**SHORT TASK**
Set down the data below from its first line to the line holding "import pandas as pd", inclusive; omit all pictures.

**DATASET EXTRACT**
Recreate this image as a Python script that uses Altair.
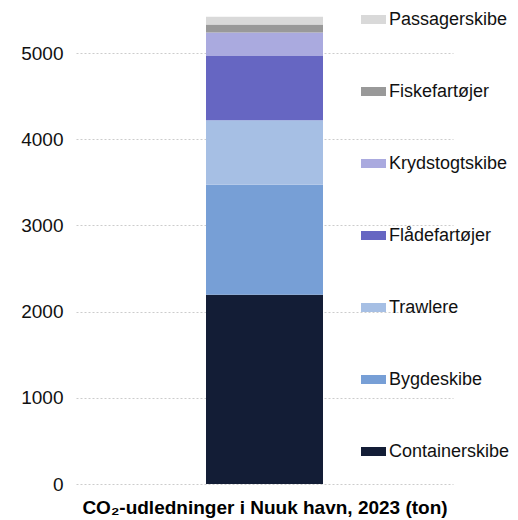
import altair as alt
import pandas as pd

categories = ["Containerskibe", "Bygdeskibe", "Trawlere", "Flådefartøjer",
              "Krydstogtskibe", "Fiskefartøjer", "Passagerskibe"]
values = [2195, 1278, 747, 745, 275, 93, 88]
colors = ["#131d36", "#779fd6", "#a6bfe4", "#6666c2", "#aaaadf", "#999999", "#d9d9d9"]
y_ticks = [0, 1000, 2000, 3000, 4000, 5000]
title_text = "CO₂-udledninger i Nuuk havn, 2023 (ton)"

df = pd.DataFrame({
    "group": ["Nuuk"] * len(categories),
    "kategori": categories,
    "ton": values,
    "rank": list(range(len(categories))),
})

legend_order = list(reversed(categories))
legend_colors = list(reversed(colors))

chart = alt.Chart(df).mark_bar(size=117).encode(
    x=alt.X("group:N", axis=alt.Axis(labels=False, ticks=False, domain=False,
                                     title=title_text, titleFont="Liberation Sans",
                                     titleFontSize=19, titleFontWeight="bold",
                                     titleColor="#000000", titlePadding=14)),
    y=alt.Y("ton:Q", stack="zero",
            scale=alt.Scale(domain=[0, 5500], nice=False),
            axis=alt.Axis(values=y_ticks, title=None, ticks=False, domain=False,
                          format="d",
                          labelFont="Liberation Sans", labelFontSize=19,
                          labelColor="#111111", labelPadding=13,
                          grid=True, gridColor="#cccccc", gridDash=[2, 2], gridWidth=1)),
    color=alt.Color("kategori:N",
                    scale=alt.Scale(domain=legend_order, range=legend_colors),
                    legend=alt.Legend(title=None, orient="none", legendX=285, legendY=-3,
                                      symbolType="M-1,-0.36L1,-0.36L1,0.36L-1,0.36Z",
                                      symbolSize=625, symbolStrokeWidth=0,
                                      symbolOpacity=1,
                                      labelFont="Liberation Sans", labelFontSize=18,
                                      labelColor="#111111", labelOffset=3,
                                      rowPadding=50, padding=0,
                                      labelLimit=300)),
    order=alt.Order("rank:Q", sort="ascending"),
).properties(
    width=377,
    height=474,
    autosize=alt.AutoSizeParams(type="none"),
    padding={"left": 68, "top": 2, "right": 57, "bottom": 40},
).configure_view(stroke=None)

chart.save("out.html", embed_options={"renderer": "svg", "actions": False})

**COMPLETE RESPONSE**
Recreate this image as a Python script that uses Altair.
import altair as alt
import pandas as pd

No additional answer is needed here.